In determining a defence of laches, or delay, not amounting to a limitation bar, the court must consider the length of the delay and the nature of acts done during the interval to decide where the balance of justice lies.

The High Court has considered this principle dismissing an appeal in Martin v Cooper [2024] EWHC 3296 (KB).

The case concerned a dispute between neighbouring landowners in Stainton with Adgerley, Barrow in Furness. Cooper owned 1 Gleaston Lane, and Martin owned 2 Gleaston Lane. They had been neighbours for more than 20 years. Martin succeeded in his county court claim against Cooper for nuisance and obtained an injunction requiring Cooper to prevent sewage leaking from his septic tank system into the garden of No 2.

Cooper was granted permission to appeal on the ground that the judge was wrong to reject the equitable defence of laches. He sought reversal of the judgment and dismissal of the claim.

The judge had referred to Lindsay Petroleum Company v Hurd [1873] 5 AC 221 which established that the doctrine of laches encompasses a situation where it would be practically unjust to give a remedy where a party by its conduct has done something which might fairly be regarded as a waiver or by its waiver and neglect has put the other party in an unreasonable position if the remedy were to be asserted. In either case, lapse of time and delay are critical including the length of the delay and the nature of acts done in the interval.
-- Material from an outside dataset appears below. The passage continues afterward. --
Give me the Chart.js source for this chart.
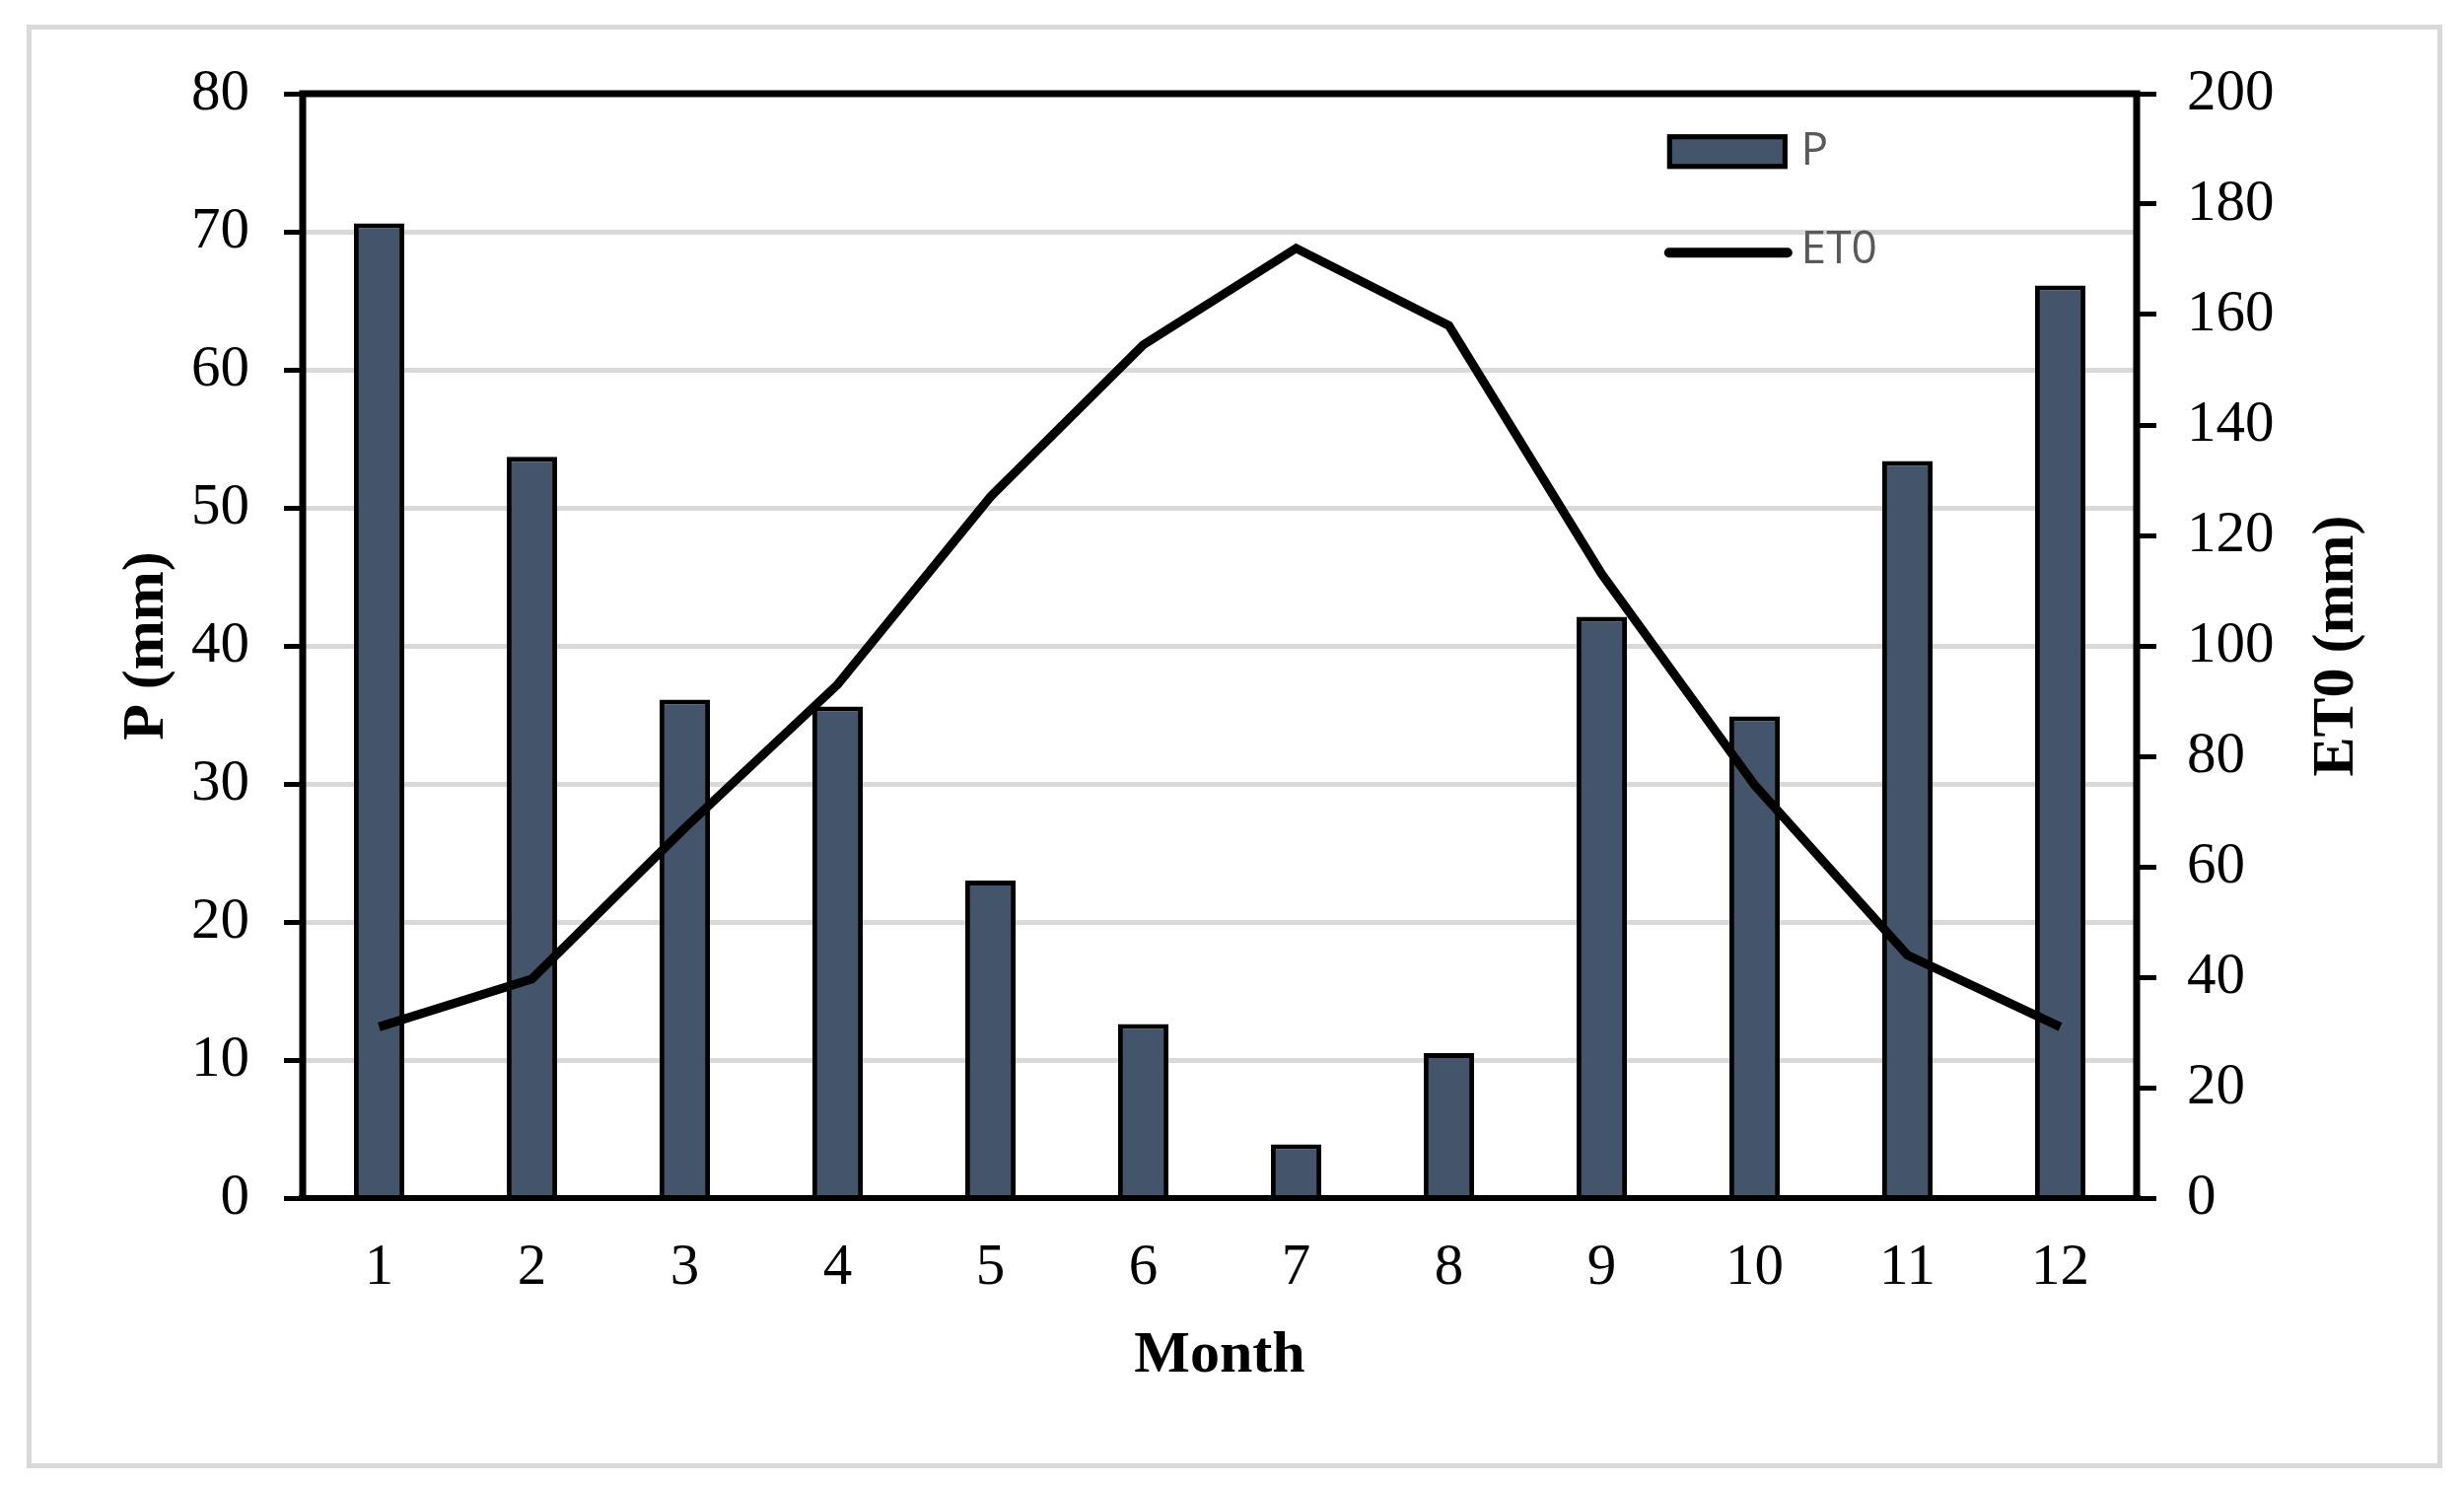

The judge decided there was nothing equivalent to a waiver in the case. Martin complained at the end of 2012. In 2013 and 2014 he tried to pursue a remedy through the local authority’s environmental health department. Every now and then there would a visit, a test or an observation which in 2014 and 2015 were negative. There was support for Martin’s complaints in 2016 and he might have expected Cooper to act, but he did not. There was unexplained delay in 2017 and 2018. A letter before action was sent in June 2018 and proceedings issued in 2019. The actual delay was not great, and Cooper did not claim that he thought the whole thing had lapsed so there was no prejudice to him.

Dismissing the appeal the High Court considered the judge was correct in his statement of the law and that he made a proper balancing of factors. He was entitled to reach the conclusion he did.